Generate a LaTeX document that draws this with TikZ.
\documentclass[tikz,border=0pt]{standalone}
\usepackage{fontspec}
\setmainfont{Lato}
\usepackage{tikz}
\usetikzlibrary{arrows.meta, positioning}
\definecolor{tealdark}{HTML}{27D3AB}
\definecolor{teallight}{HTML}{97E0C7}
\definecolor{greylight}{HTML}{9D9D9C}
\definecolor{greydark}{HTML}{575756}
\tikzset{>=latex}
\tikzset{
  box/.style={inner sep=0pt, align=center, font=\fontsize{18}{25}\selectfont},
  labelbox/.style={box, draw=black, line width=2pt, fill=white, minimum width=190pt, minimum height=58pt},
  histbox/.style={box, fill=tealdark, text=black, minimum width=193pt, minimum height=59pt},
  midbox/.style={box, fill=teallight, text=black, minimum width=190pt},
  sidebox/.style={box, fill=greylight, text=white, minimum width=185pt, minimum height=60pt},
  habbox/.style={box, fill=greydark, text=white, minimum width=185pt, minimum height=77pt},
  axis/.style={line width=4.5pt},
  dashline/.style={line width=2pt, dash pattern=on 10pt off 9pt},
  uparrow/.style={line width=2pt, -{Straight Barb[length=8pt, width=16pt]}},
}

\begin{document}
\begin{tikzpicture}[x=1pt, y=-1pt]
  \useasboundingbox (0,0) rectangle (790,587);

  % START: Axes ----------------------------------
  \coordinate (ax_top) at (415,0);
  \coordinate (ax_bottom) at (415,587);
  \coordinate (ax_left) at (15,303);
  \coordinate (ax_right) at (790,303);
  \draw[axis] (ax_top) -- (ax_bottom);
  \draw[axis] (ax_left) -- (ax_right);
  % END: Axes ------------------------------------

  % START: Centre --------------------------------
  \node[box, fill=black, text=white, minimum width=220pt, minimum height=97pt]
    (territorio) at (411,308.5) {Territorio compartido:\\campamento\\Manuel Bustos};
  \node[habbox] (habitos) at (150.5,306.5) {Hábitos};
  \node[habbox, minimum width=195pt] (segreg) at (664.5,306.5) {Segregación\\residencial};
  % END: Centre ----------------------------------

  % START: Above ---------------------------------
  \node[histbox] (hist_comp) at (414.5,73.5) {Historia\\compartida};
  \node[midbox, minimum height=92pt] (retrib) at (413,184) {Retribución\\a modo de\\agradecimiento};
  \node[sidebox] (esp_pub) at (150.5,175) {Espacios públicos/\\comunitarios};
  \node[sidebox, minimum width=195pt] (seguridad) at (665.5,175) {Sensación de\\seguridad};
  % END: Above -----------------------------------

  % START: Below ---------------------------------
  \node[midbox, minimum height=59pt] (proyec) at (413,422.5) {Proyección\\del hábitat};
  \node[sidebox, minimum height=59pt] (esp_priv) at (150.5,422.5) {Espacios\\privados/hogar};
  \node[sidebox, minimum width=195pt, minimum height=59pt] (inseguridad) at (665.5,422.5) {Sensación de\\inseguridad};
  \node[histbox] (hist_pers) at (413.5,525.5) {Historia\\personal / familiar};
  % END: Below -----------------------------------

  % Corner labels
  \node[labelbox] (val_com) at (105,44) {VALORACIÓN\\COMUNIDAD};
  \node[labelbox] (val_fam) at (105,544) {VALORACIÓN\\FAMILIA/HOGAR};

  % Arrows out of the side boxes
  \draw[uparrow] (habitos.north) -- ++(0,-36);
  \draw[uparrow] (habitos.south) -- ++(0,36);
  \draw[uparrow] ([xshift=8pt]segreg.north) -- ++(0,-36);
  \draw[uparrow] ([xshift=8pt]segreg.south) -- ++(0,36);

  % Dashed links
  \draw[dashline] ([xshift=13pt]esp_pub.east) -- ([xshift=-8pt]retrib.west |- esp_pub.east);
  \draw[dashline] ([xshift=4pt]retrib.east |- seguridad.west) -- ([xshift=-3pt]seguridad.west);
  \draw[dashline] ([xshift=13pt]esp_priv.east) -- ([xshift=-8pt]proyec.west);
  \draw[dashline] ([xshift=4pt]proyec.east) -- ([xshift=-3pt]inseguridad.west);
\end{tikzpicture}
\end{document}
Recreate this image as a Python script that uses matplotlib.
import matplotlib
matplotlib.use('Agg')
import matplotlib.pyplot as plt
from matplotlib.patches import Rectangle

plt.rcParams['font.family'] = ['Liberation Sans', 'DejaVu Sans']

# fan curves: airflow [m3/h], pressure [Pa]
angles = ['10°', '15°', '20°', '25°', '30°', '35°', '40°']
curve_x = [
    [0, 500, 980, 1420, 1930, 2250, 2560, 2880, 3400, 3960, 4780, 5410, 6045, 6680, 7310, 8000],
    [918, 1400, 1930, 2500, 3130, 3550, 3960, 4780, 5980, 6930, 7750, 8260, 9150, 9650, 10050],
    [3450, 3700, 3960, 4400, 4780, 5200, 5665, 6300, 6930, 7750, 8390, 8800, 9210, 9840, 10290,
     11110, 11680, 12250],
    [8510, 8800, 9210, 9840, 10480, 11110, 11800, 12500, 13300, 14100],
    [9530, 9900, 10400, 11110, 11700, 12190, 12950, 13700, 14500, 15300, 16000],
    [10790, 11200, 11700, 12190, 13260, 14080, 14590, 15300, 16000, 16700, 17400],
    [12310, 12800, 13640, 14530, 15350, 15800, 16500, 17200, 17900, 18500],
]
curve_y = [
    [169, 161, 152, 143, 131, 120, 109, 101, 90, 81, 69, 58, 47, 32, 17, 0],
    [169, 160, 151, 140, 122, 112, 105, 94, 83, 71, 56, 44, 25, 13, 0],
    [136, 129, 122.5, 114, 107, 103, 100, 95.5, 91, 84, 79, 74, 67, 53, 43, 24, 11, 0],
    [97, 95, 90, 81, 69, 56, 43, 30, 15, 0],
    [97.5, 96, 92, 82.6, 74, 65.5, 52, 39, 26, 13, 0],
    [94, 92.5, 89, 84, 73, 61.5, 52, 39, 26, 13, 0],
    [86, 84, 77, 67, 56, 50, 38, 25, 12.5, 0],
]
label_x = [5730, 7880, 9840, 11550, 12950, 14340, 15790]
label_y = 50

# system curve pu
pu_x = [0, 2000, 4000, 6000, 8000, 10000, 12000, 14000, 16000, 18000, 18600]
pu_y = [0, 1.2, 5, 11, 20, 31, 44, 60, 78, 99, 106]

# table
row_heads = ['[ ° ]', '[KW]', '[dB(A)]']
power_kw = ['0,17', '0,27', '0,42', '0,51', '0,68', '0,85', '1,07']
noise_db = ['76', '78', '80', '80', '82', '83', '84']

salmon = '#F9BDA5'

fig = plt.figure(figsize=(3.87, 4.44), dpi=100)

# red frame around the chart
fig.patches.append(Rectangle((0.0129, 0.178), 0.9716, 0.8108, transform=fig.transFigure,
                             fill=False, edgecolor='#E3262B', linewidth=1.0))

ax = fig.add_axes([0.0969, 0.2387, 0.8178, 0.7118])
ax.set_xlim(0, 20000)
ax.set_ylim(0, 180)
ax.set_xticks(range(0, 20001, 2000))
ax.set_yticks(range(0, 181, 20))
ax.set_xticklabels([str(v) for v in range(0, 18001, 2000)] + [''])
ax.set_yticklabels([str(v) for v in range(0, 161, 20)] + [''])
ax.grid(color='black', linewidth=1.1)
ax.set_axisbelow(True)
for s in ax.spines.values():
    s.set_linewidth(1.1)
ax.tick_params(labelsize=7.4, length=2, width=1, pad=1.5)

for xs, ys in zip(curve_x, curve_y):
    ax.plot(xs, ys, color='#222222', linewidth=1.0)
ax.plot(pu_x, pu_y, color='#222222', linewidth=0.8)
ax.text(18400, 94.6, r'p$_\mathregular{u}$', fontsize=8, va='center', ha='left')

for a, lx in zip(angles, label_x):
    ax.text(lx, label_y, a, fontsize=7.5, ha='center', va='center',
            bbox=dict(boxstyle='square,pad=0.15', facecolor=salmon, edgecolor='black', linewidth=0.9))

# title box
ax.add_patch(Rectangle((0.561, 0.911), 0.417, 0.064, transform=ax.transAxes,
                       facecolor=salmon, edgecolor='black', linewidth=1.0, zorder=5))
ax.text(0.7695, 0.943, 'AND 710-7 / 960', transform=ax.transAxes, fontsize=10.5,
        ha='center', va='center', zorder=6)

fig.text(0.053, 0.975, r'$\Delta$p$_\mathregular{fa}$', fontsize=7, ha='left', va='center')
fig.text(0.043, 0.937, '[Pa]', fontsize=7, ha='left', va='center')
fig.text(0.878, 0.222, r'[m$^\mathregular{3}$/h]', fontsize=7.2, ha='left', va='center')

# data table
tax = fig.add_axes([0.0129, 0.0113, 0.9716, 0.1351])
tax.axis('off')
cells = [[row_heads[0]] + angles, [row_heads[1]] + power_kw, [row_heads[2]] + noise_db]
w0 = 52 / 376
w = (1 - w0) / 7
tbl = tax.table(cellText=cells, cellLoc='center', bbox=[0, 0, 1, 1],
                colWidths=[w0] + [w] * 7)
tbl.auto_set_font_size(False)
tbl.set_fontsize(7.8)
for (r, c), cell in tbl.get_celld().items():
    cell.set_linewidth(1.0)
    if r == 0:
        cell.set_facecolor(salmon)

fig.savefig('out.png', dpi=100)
==
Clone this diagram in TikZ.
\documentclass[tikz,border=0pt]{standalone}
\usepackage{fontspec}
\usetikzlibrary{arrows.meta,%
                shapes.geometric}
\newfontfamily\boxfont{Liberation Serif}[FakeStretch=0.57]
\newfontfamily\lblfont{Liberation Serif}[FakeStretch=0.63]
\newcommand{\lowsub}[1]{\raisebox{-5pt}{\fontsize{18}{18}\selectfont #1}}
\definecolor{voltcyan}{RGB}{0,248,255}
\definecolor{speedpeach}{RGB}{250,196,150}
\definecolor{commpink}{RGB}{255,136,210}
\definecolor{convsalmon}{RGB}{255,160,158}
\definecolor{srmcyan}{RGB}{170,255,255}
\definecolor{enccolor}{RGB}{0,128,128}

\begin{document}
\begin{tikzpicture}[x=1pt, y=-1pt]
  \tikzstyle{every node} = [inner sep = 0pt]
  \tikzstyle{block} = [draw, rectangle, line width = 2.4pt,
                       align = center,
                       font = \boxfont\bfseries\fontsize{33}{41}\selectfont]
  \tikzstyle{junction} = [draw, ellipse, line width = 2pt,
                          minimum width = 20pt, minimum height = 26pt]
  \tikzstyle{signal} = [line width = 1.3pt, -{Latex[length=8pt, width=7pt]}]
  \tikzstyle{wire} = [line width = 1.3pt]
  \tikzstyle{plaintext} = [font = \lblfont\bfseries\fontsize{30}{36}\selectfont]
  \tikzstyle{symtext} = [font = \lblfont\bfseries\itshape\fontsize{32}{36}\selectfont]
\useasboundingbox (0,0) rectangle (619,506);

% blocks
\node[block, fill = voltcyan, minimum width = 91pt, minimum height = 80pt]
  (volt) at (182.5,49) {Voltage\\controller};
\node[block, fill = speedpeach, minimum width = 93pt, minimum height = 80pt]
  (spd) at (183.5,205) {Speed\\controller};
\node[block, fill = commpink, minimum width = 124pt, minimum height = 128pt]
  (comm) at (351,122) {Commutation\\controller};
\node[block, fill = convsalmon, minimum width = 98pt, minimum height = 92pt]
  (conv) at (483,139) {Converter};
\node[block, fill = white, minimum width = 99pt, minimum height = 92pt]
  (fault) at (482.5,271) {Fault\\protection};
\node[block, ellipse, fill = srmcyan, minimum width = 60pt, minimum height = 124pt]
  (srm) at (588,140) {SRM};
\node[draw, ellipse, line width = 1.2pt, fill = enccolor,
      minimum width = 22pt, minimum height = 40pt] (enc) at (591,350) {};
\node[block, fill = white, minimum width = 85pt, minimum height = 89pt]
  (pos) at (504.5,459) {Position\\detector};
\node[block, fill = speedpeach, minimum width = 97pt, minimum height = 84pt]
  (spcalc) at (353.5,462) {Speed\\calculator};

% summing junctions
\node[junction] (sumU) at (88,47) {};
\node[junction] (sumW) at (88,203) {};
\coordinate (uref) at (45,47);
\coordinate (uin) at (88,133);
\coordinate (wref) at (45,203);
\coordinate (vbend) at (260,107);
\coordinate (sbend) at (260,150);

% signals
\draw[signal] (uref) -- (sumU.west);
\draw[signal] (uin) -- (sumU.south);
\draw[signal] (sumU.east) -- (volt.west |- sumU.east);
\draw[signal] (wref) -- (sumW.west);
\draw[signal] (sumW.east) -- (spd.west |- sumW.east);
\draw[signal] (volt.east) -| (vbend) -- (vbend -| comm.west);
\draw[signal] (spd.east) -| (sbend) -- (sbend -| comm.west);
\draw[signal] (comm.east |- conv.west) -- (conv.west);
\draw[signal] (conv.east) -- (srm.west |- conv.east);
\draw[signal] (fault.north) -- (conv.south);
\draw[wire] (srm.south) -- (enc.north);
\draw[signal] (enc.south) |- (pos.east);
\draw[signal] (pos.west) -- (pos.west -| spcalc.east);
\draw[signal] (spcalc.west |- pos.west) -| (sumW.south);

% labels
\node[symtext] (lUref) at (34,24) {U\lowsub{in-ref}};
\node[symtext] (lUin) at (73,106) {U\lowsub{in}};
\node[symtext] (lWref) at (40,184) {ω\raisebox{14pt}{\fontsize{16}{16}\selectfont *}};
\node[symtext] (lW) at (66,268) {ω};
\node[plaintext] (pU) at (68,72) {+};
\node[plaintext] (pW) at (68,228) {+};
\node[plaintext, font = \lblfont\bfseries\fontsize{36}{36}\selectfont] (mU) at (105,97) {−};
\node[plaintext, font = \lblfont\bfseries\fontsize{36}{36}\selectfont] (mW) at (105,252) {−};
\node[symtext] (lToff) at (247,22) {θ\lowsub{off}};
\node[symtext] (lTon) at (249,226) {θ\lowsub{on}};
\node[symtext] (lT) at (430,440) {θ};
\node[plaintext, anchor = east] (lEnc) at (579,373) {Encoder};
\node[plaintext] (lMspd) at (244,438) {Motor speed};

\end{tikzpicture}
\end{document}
==
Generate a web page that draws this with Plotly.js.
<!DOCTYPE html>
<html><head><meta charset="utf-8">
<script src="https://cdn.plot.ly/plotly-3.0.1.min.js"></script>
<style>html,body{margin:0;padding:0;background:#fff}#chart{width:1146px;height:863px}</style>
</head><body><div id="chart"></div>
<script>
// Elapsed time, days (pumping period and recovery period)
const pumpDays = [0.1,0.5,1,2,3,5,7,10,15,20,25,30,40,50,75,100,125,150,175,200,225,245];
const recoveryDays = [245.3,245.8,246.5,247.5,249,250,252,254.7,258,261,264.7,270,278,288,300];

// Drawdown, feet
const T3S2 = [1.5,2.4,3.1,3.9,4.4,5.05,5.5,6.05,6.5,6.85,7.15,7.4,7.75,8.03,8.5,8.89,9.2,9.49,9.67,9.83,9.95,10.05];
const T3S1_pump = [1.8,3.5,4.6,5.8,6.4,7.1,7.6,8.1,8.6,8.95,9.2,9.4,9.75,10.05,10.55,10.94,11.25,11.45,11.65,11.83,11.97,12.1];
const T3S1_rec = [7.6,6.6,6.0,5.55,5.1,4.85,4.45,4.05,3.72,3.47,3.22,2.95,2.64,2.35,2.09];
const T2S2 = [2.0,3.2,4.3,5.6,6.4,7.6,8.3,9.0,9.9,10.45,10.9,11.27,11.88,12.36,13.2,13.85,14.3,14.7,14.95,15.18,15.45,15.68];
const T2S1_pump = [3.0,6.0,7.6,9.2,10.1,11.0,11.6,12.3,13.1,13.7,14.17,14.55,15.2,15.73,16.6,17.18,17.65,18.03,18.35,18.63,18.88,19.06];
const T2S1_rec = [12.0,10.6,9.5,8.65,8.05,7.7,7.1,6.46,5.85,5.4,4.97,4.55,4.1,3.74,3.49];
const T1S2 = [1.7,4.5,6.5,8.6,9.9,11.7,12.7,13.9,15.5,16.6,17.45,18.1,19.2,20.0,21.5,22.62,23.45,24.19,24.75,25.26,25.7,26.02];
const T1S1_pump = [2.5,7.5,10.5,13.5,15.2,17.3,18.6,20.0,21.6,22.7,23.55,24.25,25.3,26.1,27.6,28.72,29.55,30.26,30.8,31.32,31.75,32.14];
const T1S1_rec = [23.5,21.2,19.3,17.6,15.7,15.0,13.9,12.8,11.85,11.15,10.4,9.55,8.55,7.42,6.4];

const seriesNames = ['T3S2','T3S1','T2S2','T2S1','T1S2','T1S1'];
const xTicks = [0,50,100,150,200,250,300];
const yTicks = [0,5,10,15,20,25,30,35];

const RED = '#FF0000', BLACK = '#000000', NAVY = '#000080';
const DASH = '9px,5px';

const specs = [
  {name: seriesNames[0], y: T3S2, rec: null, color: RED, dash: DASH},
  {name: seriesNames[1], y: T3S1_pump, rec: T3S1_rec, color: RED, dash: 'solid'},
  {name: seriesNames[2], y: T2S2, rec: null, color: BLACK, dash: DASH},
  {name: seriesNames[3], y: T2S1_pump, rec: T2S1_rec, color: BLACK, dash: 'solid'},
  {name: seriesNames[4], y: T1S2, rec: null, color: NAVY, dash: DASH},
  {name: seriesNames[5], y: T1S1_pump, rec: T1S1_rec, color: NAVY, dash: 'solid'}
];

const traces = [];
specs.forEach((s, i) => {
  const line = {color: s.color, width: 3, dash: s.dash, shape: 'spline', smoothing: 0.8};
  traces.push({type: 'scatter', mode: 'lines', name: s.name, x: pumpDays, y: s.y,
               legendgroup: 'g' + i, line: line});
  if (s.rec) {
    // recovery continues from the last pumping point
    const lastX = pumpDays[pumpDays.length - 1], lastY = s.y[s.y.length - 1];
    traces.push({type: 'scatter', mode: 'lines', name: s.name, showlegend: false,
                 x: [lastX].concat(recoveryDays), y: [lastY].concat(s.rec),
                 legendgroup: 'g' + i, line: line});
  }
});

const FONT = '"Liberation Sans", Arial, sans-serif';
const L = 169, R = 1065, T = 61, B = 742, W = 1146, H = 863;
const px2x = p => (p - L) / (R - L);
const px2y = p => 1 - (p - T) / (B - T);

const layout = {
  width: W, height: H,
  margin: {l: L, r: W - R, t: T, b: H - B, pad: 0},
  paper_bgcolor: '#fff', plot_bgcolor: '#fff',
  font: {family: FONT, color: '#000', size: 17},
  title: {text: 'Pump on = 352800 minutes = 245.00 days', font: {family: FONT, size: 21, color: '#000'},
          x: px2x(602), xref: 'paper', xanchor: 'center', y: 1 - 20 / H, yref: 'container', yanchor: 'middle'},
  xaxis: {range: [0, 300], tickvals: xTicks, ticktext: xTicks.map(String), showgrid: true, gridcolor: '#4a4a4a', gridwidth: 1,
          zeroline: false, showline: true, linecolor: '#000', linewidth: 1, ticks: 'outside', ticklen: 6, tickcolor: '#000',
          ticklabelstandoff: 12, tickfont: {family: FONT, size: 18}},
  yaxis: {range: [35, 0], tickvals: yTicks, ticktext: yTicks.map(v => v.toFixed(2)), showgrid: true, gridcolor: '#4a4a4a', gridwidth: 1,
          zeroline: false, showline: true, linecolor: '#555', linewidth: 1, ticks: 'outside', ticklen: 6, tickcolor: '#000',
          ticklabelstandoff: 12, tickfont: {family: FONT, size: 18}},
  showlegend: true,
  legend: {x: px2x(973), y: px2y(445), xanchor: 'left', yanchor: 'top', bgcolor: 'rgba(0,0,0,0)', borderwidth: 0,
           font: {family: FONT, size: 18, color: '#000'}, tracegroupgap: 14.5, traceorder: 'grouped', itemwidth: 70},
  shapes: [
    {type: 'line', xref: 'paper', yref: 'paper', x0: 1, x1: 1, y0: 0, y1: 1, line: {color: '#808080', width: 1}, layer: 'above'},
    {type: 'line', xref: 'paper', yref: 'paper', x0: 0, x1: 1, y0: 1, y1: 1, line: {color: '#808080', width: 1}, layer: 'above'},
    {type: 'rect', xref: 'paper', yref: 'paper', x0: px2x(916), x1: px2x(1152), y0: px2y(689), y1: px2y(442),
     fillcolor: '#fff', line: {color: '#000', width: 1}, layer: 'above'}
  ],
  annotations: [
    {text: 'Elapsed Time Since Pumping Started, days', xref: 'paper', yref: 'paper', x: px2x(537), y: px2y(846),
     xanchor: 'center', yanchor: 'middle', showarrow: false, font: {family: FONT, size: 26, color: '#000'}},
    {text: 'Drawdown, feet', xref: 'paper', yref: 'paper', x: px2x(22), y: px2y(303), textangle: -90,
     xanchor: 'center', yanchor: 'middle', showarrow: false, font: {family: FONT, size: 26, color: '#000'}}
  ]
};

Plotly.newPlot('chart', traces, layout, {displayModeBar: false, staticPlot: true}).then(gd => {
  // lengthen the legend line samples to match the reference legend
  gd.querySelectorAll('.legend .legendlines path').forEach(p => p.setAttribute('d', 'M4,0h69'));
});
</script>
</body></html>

* **Written problem**
Each line from the one bearing "Clone this diagram in TikZ." through the one bearing "(0,0) rectangle (619,506);" is to be duplicated without change; all remaining lines are to be left out.

* **Exercise solution**
Clone this diagram in TikZ.
\documentclass[tikz,border=0pt]{standalone}
\usepackage{fontspec}
\usetikzlibrary{arrows.meta,%
                shapes.geometric}
\newfontfamily\boxfont{Liberation Serif}[FakeStretch=0.57]
\newfontfamily\lblfont{Liberation Serif}[FakeStretch=0.63]
\newcommand{\lowsub}[1]{\raisebox{-5pt}{\fontsize{18}{18}\selectfont #1}}
\definecolor{voltcyan}{RGB}{0,248,255}
\definecolor{speedpeach}{RGB}{250,196,150}
\definecolor{commpink}{RGB}{255,136,210}
\definecolor{convsalmon}{RGB}{255,160,158}
\definecolor{srmcyan}{RGB}{170,255,255}
\definecolor{enccolor}{RGB}{0,128,128}

\begin{document}
\begin{tikzpicture}[x=1pt, y=-1pt]
  \tikzstyle{every node} = [inner sep = 0pt]
  \tikzstyle{block} = [draw, rectangle, line width = 2.4pt,
                       align = center,
                       font = \boxfont\bfseries\fontsize{33}{41}\selectfont]
  \tikzstyle{junction} = [draw, ellipse, line width = 2pt,
                          minimum width = 20pt, minimum height = 26pt]
  \tikzstyle{signal} = [line width = 1.3pt, -{Latex[length=8pt, width=7pt]}]
  \tikzstyle{wire} = [line width = 1.3pt]
  \tikzstyle{plaintext} = [font = \lblfont\bfseries\fontsize{30}{36}\selectfont]
  \tikzstyle{symtext} = [font = \lblfont\bfseries\itshape\fontsize{32}{36}\selectfont]
\useasboundingbox (0,0) rectangle (619,506);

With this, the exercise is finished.